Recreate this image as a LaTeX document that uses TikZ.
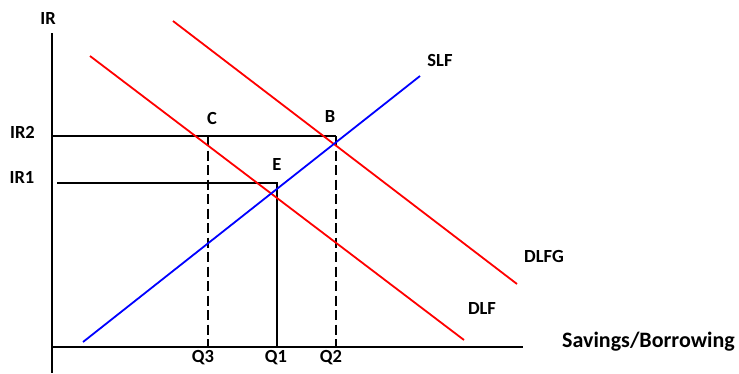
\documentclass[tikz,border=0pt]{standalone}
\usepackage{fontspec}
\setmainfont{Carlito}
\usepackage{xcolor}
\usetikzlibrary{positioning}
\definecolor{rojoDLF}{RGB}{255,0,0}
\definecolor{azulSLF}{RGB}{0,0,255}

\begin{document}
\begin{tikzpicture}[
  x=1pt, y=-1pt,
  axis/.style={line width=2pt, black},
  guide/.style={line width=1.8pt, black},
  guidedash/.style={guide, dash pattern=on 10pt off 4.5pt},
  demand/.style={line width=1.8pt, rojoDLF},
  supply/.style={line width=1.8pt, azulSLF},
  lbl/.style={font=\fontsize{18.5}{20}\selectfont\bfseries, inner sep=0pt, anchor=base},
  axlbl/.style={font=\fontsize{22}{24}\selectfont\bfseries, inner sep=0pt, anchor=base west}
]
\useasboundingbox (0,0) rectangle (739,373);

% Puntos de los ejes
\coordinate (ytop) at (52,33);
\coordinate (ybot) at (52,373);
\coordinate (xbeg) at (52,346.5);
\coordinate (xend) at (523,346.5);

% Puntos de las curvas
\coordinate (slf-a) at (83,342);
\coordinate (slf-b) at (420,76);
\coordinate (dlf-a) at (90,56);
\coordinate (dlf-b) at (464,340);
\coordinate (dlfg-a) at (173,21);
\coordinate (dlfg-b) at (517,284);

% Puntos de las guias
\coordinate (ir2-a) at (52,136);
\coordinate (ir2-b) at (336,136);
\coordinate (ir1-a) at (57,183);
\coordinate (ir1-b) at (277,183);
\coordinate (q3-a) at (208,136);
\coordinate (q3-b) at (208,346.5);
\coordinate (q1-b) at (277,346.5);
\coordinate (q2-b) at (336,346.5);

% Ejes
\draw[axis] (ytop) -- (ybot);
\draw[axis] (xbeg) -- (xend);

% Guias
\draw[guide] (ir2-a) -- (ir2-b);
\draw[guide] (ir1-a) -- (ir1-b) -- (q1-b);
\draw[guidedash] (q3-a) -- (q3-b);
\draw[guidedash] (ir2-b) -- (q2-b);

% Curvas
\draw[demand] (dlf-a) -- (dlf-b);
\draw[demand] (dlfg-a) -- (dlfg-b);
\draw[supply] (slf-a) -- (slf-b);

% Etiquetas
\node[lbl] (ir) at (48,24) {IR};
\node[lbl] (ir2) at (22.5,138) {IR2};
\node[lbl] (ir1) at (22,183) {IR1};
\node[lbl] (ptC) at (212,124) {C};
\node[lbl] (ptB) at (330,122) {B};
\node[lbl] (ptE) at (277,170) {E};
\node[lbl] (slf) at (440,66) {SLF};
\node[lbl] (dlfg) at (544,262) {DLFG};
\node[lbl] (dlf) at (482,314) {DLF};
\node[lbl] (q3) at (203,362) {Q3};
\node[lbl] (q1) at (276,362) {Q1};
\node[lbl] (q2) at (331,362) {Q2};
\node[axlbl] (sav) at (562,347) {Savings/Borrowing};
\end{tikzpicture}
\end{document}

SET TASK:
Repeat the lines exactly as they stand, from the opening line of the data through the line with "(xend) at (523,346.5);". Pictures stay out of the copy.

REPLY TO THE EXERCISE:
Recreate this image as a LaTeX document that uses TikZ.
\documentclass[tikz,border=0pt]{standalone}
\usepackage{fontspec}
\setmainfont{Carlito}
\usepackage{xcolor}
\usetikzlibrary{positioning}
\definecolor{rojoDLF}{RGB}{255,0,0}
\definecolor{azulSLF}{RGB}{0,0,255}

\begin{document}
\begin{tikzpicture}[
  x=1pt, y=-1pt,
  axis/.style={line width=2pt, black},
  guide/.style={line width=1.8pt, black},
  guidedash/.style={guide, dash pattern=on 10pt off 4.5pt},
  demand/.style={line width=1.8pt, rojoDLF},
  supply/.style={line width=1.8pt, azulSLF},
  lbl/.style={font=\fontsize{18.5}{20}\selectfont\bfseries, inner sep=0pt, anchor=base},
  axlbl/.style={font=\fontsize{22}{24}\selectfont\bfseries, inner sep=0pt, anchor=base west}
]
\useasboundingbox (0,0) rectangle (739,373);

% Puntos de los ejes
\coordinate (ytop) at (52,33);
\coordinate (ybot) at (52,373);
\coordinate (xbeg) at (52,346.5);
\coordinate (xend) at (523,346.5);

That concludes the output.